Australian television presenter

Nick McArdle is an Australian TV sports presenter with a career spanning 20 years in the media industry.

He currently hosts Wide World of Sports on the Nine Network and is a commentator. Prior to this, he spent several years as the weekend sports presenter for Seven News in Sydney.

==Career==
Nick McArdle began his career in country television in Port Pirie, South Australia, before moving into radio with the Austereo Network reading news in Adelaide, Brisbane and Sydney . He transitioned to television in 1995, presenting the sport report on the now‑defunct Seven Late News and serving as a fill‑in presenter on Sunrise. Over the summer of 2005, he also presented Seven Morning News in a fill‑in capacity.

During his time with the Seven Network, McArdle covered major international sporting events including the Sydney and Athens Olympic Games, the Turin Winter Olympics, and the Commonwealth Games in Manchester and Melbourne. He was a regular on Australia’s overseas cricket tours, including the 2001 Ashes and the 2003 Cricket World Cup. His reporting also extended to the 1999 World Alpine Ski Championships in Vail, the 2006 Davis Cup semi‑final in Buenos Aires, the World Athletics Championships in Seville, the World Swimming Championships in Barcelona, and the Pan Pacific Swimming Championships in Fukuoka. He left the Seven Network in November 2006.
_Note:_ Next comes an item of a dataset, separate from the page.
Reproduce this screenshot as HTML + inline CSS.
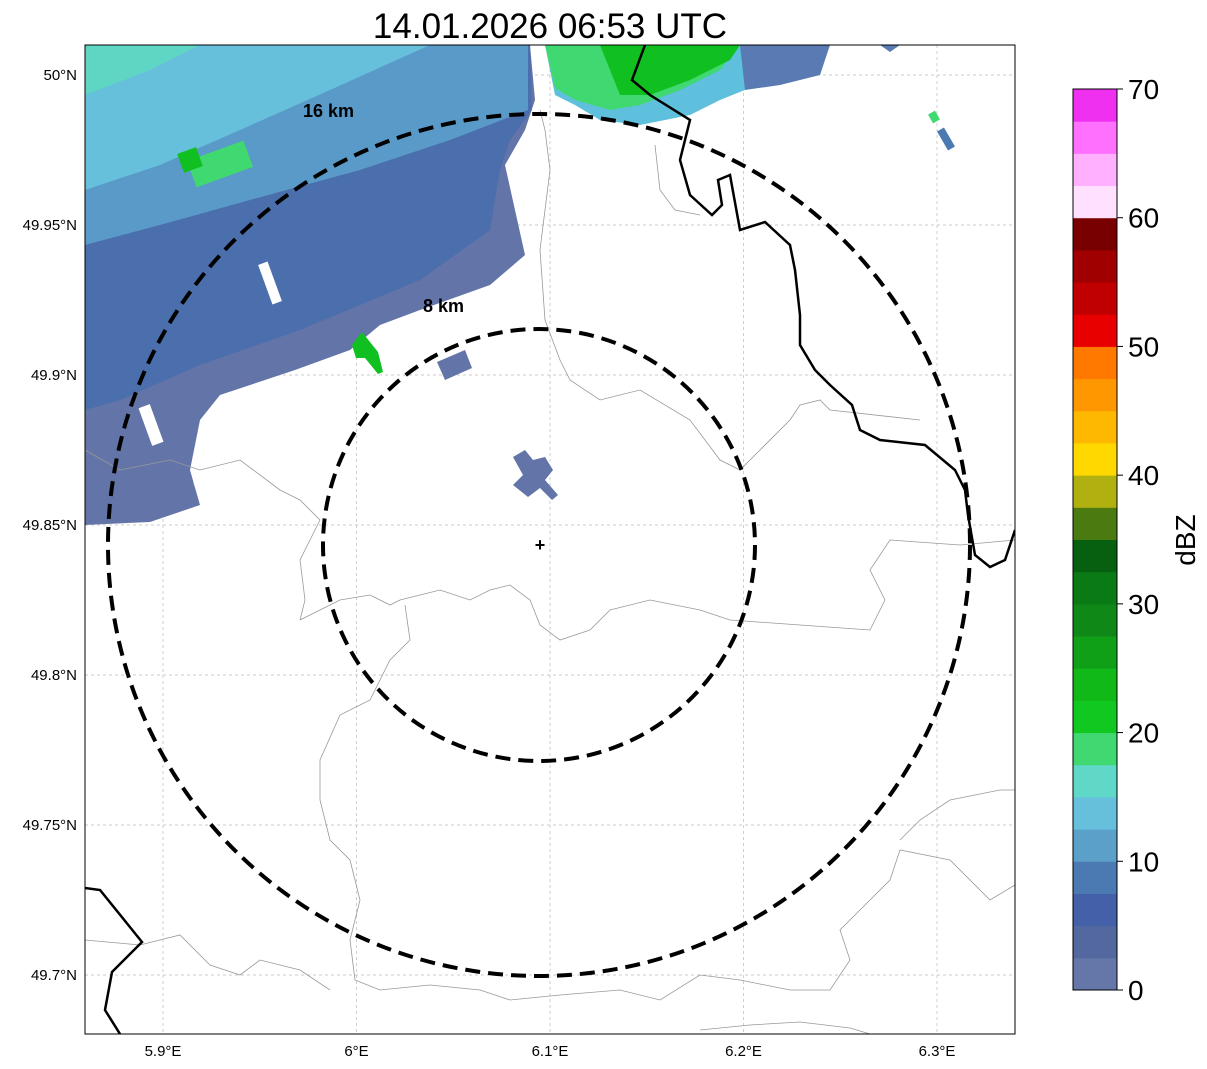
<!DOCTYPE html>
<html><head><meta charset="utf-8"><style>
html,body{margin:0;padding:0;background:#fff;}
svg{display:block;font-family:"Liberation Sans","DejaVu Sans",sans-serif;}
</style></head><body>
<svg width="1207" height="1069" viewBox="0 0 1207 1069">
<text x="550" y="38" font-size="35" text-anchor="middle">14.01.2026 06:53 UTC</text>
<defs><clipPath id="mapclip"><rect x="85" y="45" width="930" height="989"/></clipPath></defs>
<g clip-path="url(#mapclip)">
<rect x="85" y="45" width="930" height="989" fill="#fff"/>
<g id="grid"></g>
<g>
<polygon fill="#6375a8" points="85,45 530,45 535,100 525,130 505,165 525,255 490,285 420,310 380,325 350,350 295,370 220,395 200,420 190,470 200,505 150,522 85,525"/>
<polygon fill="#4b6eac" points="85,45 530,45 532,110 510,140 500,170 490,230 420,280 300,330 200,365 120,400 85,410"/>
<polygon fill="#5a9ac8" points="85,45 528,45 528,110 450,140 360,170 250,200 160,225 85,245"/>
<polygon fill="#66c0dc" points="85,45 430,45 330,90 240,130 160,165 85,190"/>
<polygon fill="#5fd6c4" points="85,45 200,45 150,70 85,95"/>
<rect x="190" y="150" width="60" height="28" fill="#40d870" transform="rotate(-20 220 164)"/>
<rect x="180" y="150" width="20" height="20" fill="#10c020" transform="rotate(-20 190 160)"/>
<polygon fill="#10c020" points="352,345 362,332 378,352 383,372 378,374 365,358 356,358"/>
<polygon fill="#6375a8" points="437,362 465,350 472,368 445,380"/>
<polygon fill="#6375a8" points="513,457 525,450 533,460 545,457 553,470 545,480 558,495 552,500 540,488 528,497 513,485 523,475"/>
<polygon fill="#5ec0dc" points="545,45 830,45 815,70 770,80 720,100 690,115 640,125 600,120 575,105 555,95"/>
<polygon fill="#40d870" points="545,45 740,45 720,70 680,90 640,105 610,110 575,100 555,88"/>
<polygon fill="#10c020" points="600,45 740,45 730,60 690,80 650,95 620,95"/>
<polygon fill="#5a7ab4" points="740,45 830,45 820,75 780,85 745,90"/>
<polygon fill="#5a7ab4" points="880,45 900,45 890,52"/>
<rect x="930" y="112" width="8" height="10" fill="#40d870" transform="rotate(-30 934 117)"/>
<rect x="942" y="128" width="8" height="22" fill="#4b7ab2" transform="rotate(-30 946 139)"/>
<rect x="265" y="262" width="10" height="42" fill="#fff" transform="rotate(-20 270 283)"/>
<rect x="200" y="480" width="10" height="40" fill="#fff" transform="rotate(-20 205 500)"/>
<rect x="145" y="405" width="12" height="40" fill="#fff" transform="rotate(-20 151 425)"/>
</g>
<g fill="none" stroke="#999" stroke-width="0.8">
<polyline points="540,110 545,130 550,170 540,250 545,320 560,360 570,380 600,400 640,390 690,420 720,460 740,470 760,450 790,420 800,405 820,400 830,410 920,420"/>
<polyline points="655,145 660,190 675,210 700,215"/>
<polyline points="85,450 120,470 170,460 200,470 240,460 280,490 300,500 320,520 300,560 305,600 300,620"/>
<polyline points="300,620 340,600 370,595 390,605 400,600 440,590 470,600 490,590 510,585 530,600 540,625 560,640 590,630 610,610 650,600 700,610 730,620 800,625 870,630 885,600 870,570 890,540 960,545 1015,540"/>
<polyline points="405,605 410,640 390,660 370,700 340,715 320,760 320,800 330,840 350,860 360,900 350,940 355,980 380,990 430,985 480,990 510,1000 560,995 620,990 660,1000 700,975 740,980 790,990 830,990 850,960 840,930 870,900 890,880 900,850 950,860 990,900 1015,885"/>
<polyline points="85,940 140,945 180,935 210,965 240,975 260,960 300,970 330,990"/>
<polyline points="700,1030 750,1025 800,1022 850,1028 870,1034"/>
<polyline points="900,840 920,820 950,800 1000,790 1015,790"/>
</g>
<g fill="none" stroke="#000" stroke-width="2.5">
<polyline points="645,45 632,80 650,95 690,120 680,160 690,195 712,215 722,205 718,180 730,175 740,230 765,222 790,245 795,270 800,315 800,345 815,370 830,385 852,405 860,430 880,440 925,445 955,470 965,490 968,515 975,555 990,567 1005,560 1015,530"/>
<polyline points="85,888 100,890 142,942 112,972 105,1010 120,1034"/>
</g>
<g fill="none" stroke="#000" stroke-width="4" stroke-dasharray="15,8">
<circle cx="539" cy="545" r="216"/>
<circle cx="539" cy="545" r="431"/>
</g>
<text x="540" y="551" font-size="18" font-weight="bold" text-anchor="middle">+</text>
<text x="303" y="117" font-size="18" font-weight="bold">16 km</text>
<text x="423" y="312" font-size="18" font-weight="bold">8 km</text>
</g>
<rect x="85" y="45" width="930" height="989" fill="none" stroke="#000" stroke-width="1"/>
<g id="axes" font-size="15"></g>
<g id="cbar"></g>
<text x="1195" y="540" font-size="28" text-anchor="middle" transform="rotate(-90 1195 540)">dBZ</text>
</svg>
<script>
const lonTicks=[5.9,6.0,6.1,6.2,6.3];
const lonLabels=["5.9°E","6°E","6.1°E","6.2°E","6.3°E"];
const latTicks=[50.0,49.95,49.9,49.85,49.8,49.75,49.7];
const latLabels=["50°N","49.95°N","49.9°N","49.85°N","49.8°N","49.75°N","49.7°N"];
const cbColors=["#6577a8","#5468a0","#4460a8","#4b7ab2","#5aa0c8","#66c0dc","#60d8c8","#40d870","#10c820","#10b818","#10a018","#108818","#0a7a14","#066010","#4a7a10","#b0b010","#ffd800","#ffb800","#ff9800","#ff7800","#e80000","#c00000","#a00000","#780000","#ffe0ff","#ffb0ff","#ff70ff","#f030f0"];
const cbTicks=[0,10,20,30,40,50,60,70];
const NS="http://www.w3.org/2000/svg";
const xOf=lon=>163+(lon-5.9)*1935;
const yOf=lat=>75+(50-lat)*3000;
const grid=document.getElementById('grid'),axes=document.getElementById('axes'),cb=document.getElementById('cbar');
function mk(tag,attrs,parent){const e=document.createElementNS(NS,tag);for(const k in attrs)e.setAttribute(k,attrs[k]);parent.appendChild(e);return e;}
lonTicks.forEach((v,i)=>{const x=xOf(v);
 const l=mk('line',{x1:x,x2:x,y1:45,y2:1034,stroke:'#bbb','stroke-width':0.7,'stroke-dasharray':'3,3'},grid);
 
 
 const t=mk('text',{x:x,y:1056,'text-anchor':'middle'},axes);t.textContent=lonLabels[i];
 
 });
latTicks.forEach((v,i)=>{const y=yOf(v);
 const l=mk('line',{x1:85,x2:1015,y1:y,y2:y,stroke:'#bbb','stroke-width':0.7,'stroke-dasharray':'3,3'},grid);
 
 
 const t=mk('text',{x:77,y:y+5,'text-anchor':'end'},axes);t.textContent=latLabels[i];
 
 });
const cbTop=89,cbBot=990,cbX=1073,cbW=44,vmax=70;
const cy=v=>cbBot-(v/vmax)*(cbBot-cbTop);
cbColors.forEach((c,i)=>{const v0=i*2.5,v1=v0+2.5;
 const r=mk('rect',{x:cbX,y:cy(v1),width:cbW,height:cy(v0)-cy(v1)+0.5,fill:c},cb);
 
 });
const fr=mk('rect',{x:cbX,y:cbTop,width:cbW,height:cbBot-cbTop,fill:'none',stroke:'#000','stroke-width':1},cb);


cbTicks.forEach(v=>{const y=cy(v);
 mk('line',{x1:cbX+cbW,x2:cbX+cbW+6,y1:y,y2:y,stroke:'#000'},cb);
 const t=mk('text',{x:cbX+cbW+11,y:y+10,'font-size':28},cb);t.textContent=v;
 
 });
</script>
</body></html>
McArdle joined Fox Sports shortly afterwards, working there until 2020 as a senior news presenter and host across tennis, cricket and rugby. He hosted Fox Sports’ coverage of the US Open from Flushing Meadows and fronted in‑studio coverage of Australia’s overseas cricket tours, beginning with the 2008 tour of India. He hosted the first two Tests of the 2009 Ashes series alongside former Australian cricketers Mark Waugh and Damien Fleming before travelling to England to host the remaining three Tests and report for Fox Sports News. He also anchored Fox Sports’ rugby coverage until the end of 2019, when he was made redundant due to budget cuts. His rugby reporting was described by Malcolm Knox as “knowledgeable, calm, even‑handed”.

In 2020, McArdle launched the podcast The Playmakers' Playbook. Later that year, he joined the Nine Network as part of its rugby broadcasting team.

McArdle also works as a public speaker.